Pour maximiser les dommages, l’ingénieur-mutant ajoute de la quincaillerie. Des feuilles d’aluminium uranien verdâtre, haché fin pour bien transpercer la peau. Trois roues d’engrenage rouges et juteuses serviront de détomateur. Des lamelles vertes tranchantes pour me couper les organes ou l’appétit. Quelques rondelles blanches aux vapeurs toxiques qui s’attaqueront à mes yeux pour me faire larmoyer avant de me rendre aveugle. Des écrous noirs pour plus d’impact, et des tranches orangées pour enflammer le tout. Avant de refermer le capot, il arrose l’assemblage d’un carburant composé d’un mélange d’essence aux épices et d’huile.
La torpille est prête à faire ses ravages.
Le mutant programme le compte à rebours sur un clavier numérique et me la remet, toute emballée d’une mince membrane. De petites serviettes de papier sont aussi offertes, pour essuyer le dégât de mes morceaux juteux après la détonation. J’ai réussi à garder mon calme pendant tout ce temps, et je peux enfin ressortir.
Sauf que je me retrouve, quelques secondes plus tard, sur le trottoir avec une torpille à retardement dans la main. Et mon estomac qui n’a toujours pas cessé de crier son agonie. Je suis en train de m’auto-digérer, au point que je ne sais même plus si je vais mourir d’une explosion ou d’une implosion.
Tic-tac tic-tac. Grouic glougloub… Éclair de génie.
Désamorcer une bombe et faire taire mes borborygmes. Une chance que je suis courageux, car ce que je m’apprête à faire relève presque de la folie.
J’ouvre la bouche et engloutis la torpille.
Sous-marin touché coulé.
Burp.
Il faut toujours se fier à son « gut feeling ».

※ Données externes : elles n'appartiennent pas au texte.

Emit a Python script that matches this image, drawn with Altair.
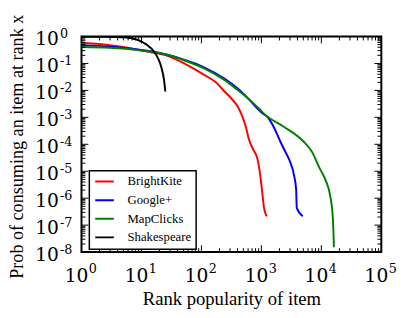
import altair as alt
import pandas as pd

# ---- data (rank x, probability y) ----
shakes_x = [1, 2, 3, 4, 5, 6, 7, 8, 9, 10, 11, 12, 13, 14, 15, 16, 17, 18, 19, 20, 21, 22, 23, 24, 25]
shakes_y = [0.977, 0.977, 0.966, 0.955, 0.933, 0.902, 0.851, 0.794, 0.724, 0.646, 0.575, 0.513,
            0.447, 0.389, 0.339, 0.282, 0.234, 0.191, 0.151, 0.115, 0.0851, 0.0589, 0.038, 0.0214, 0.0091]

bk_x = [1, 2, 4, 8, 16, 25, 54, 115, 178, 245, 316, 398, 479, 550, 617, 741, 851, 933, 1023, 1096, 1230]
bk_y = [0.575, 0.525, 0.437, 0.339, 0.251, 0.204, 0.0955, 0.0363, 0.0191, 0.00891, 0.00501, 0.00263,
        1.12e-3, 4.47e-4, 1.58e-4, 6.03e-5, 3.16e-5, 1.07e-5, 2.04e-6, 5.01e-7, 2.14e-7]

gp_x = [1, 3, 10, 20, 25, 54, 115, 245, 398, 631, 851, 1122, 1230, 1585, 2042, 2455, 2951, 3548, 3802, 3890, 4898]
gp_y = [0.479, 0.417, 0.316, 0.245, 0.219, 0.132, 0.0692, 0.0269, 0.0120, 0.00447, 0.00219, 0.00126,
        0.00110, 4.68e-4, 1.35e-4, 5.75e-5, 2.51e-5, 6.17e-6, 2.04e-6, 4.37e-7, 2.14e-7]

mc_x = [1, 3, 10, 20, 25, 54, 115, 245, 398, 513, 741, 955, 1122, 2291, 4898, 7079, 9120, 11750, 14125, 15488, 16218]
mc_y = [0.407, 0.380, 0.302, 0.245, 0.219, 0.126, 0.0631, 0.0240, 0.0105, 0.00676, 0.00331, 0.00191,
        0.00132, 4.68e-4, 1.35e-4, 5.01e-5, 1.45e-5, 4.68e-6, 1.15e-6, 2.14e-7, 1.51e-8]

series_names = ["BrightKite", "Google+", "MapClicks", "Shakespeare"]
series_colors = ["#ff0000", "#0000ff", "#008000", "#000000"]

# tick values and tick label parts (base "10" with a superscript exponent)
x_major = [1, 10, 100, 1e3, 1e4, 1e5]
x_exp = ["0", "1", "2", "3", "4", "5"]
y_major = [1e-8, 1e-7, 1e-6, 1e-5, 1e-4, 1e-3, 1e-2, 1e-1, 1]
y_exp = ["-8", "-7", "-6", "-5", "-4", "-3", "-2", "-1", "0"]
x_minor = [m * 10.0 ** k for k in range(0, 5) for m in range(2, 10)]
y_minor = [m * 10.0 ** k for k in range(-8, 0) for m in range(2, 10)]

rows = []
for name, xs, ys in [("BrightKite", bk_x, bk_y), ("Google+", gp_x, gp_y),
                     ("MapClicks", mc_x, mc_y), ("Shakespeare", shakes_x, shakes_y)]:
    for xv, yv in zip(xs, ys):
        rows.append({"x": xv, "y": yv, "series": name})
df = pd.DataFrame(rows)

W, H = 306, 220
TFONT = "Liberation Serif"
NFONT = "DejaVu Serif"

xscale = alt.Scale(type="log", domain=[1, 1e5], nice=False)
yscale = alt.Scale(type="log", domain=[1e-8, 1], nice=False)

lines = alt.Chart(df).mark_line(strokeWidth=2, clip=True, interpolate="monotone").encode(
    x=alt.X("x:Q", scale=xscale,
            axis=alt.Axis(title="Rank popularity of item", labels=False,
                          ticks=False, domain=False, grid=False,
                          titleFont=TFONT, titleFontSize=19, titleFontWeight="normal",
                          titleColor="black", titleY=53, titleBaseline="alphabetic")),
    y=alt.Y("y:Q", scale=yscale,
            axis=alt.Axis(title="Prob of consuming an item at rank x", labels=False,
                          ticks=False, domain=False, grid=False,
                          titleFont=TFONT, titleFontSize=18.5, titleFontWeight="normal",
                          titleColor="black", titleX=-60, titleY=112, titleAngle=-90,
                          titleAlign="center", titleBaseline="alphabetic")),
    color=alt.Color("series:N", scale=alt.Scale(domain=series_names, range=series_colors),
                    legend=alt.Legend(title=None, orient="none", legendX=8, legendY=137,
                                      symbolType="stroke", symbolSize=361, symbolStrokeWidth=2,
                                      labelFont=TFONT, labelFontSize=13, labelColor="black",
                                      labelOffset=13, clipHeight=12, rowPadding=6, padding=5,
                                      strokeColor="black", fillColor="white")),
    order=alt.Order("x:Q"),
)

def tick_layer(vals, channel, side, length):
    d = pd.DataFrame({channel: vals})
    base = alt.Chart(d).mark_rule(color="black", strokeWidth=1)
    if channel == "x":
        if side == "bottom":
            return base.encode(x=alt.X("x:Q", scale=xscale), y=alt.value(H), y2=alt.value(H - length))
        return base.encode(x=alt.X("x:Q", scale=xscale), y=alt.value(0), y2=alt.value(length))
    if side == "left":
        return base.encode(y=alt.Y("y:Q", scale=yscale), x=alt.value(0), x2=alt.value(length))
    return base.encode(y=alt.Y("y:Q", scale=yscale), x=alt.value(W), x2=alt.value(W - length))

ticks = [
    tick_layer(x_major, "x", "bottom", 7), tick_layer(x_major, "x", "top", 7),
    tick_layer(x_minor, "x", "bottom", 4), tick_layer(x_minor, "x", "top", 4),
    tick_layer(y_major, "y", "left", 7), tick_layer(y_major, "y", "right", 7),
    tick_layer(y_minor, "y", "left", 4), tick_layer(y_minor, "y", "right", 4),
]

xlab = pd.DataFrame({"x": x_major, "base": ["10"] * len(x_major), "exp": x_exp})
ylab = pd.DataFrame({"y": y_major, "base": ["10"] * len(y_major), "exp": y_exp})

x_base = alt.Chart(xlab).mark_text(font=NFONT, fontSize=19, align="center", baseline="alphabetic",
                                   dx=-5, color="black").encode(
    x=alt.X("x:Q", scale=xscale), y=alt.value(H + 31), text="base:N")
x_sup = alt.Chart(xlab).mark_text(font=NFONT, fontSize=13, align="left", baseline="alphabetic",
                                  dx=7.5, color="black").encode(
    x=alt.X("x:Q", scale=xscale), y=alt.value(H + 21.5), text="exp:N")
y_base = alt.Chart(ylab).mark_text(font=NFONT, fontSize=19, align="right", baseline="alphabetic",
                                   dy=9, color="black").encode(
    y=alt.Y("y:Q", scale=yscale), x=alt.value(-23), text="base:N")
y_sup = alt.Chart(ylab).mark_text(font=NFONT, fontSize=13, align="left", baseline="alphabetic",
                                  dy=1.5, color="black").encode(
    y=alt.Y("y:Q", scale=yscale), x=alt.value(-22), text="exp:N")

chart = alt.layer(lines, *ticks, x_base, x_sup, y_base, y_sup).properties(
    width=W, height=H,
    padding={"left": 75, "top": 26, "right": 16, "bottom": 56},
    autosize=alt.AutoSizeParams(type="none"),
).configure_view(stroke="black", strokeWidth=2).configure_legend(strokeWidth=1.5)

chart.save("out.html", embed_options={"renderer": "svg", "actions": False})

Pour le reste, je pense que tu n’avais pas à avoir peur, cette bombe n’avait aucune chance contre tes sucs gastriques super-puissants qui l’ont désintégré en un rien de temps!
Te sacrifier pour désamorcer cette torpille sur le point d’exploser était le geste le plus humaniste que tu n’aurais pus accomplir!
Bravo!
Je connais bien ces torpilles. Ce qui est énervant c’est qu’avec les années, le compte à rebours augmente.
Je me demande quelle gout avait cette torpille… En tous cas c’était un acte très courageux !
@La bête: Je ne crois pas que mes sucs gastriques soient super-puissants, je crois plutôt qu’ils utilisent des matériaux de moins bonne qualité.
@Jonathan: Je me sacrifie souvent. Surtout quand c’est pour désamorcer un reste de tarte radioactive…
@Tridimensionnel: Et aussi, il semblerait qu’ils utilisent moins d’explosifs…
@optimetiste: Étrangement, la torpille était savoureuse et j’aurais presque envie d’en remanger.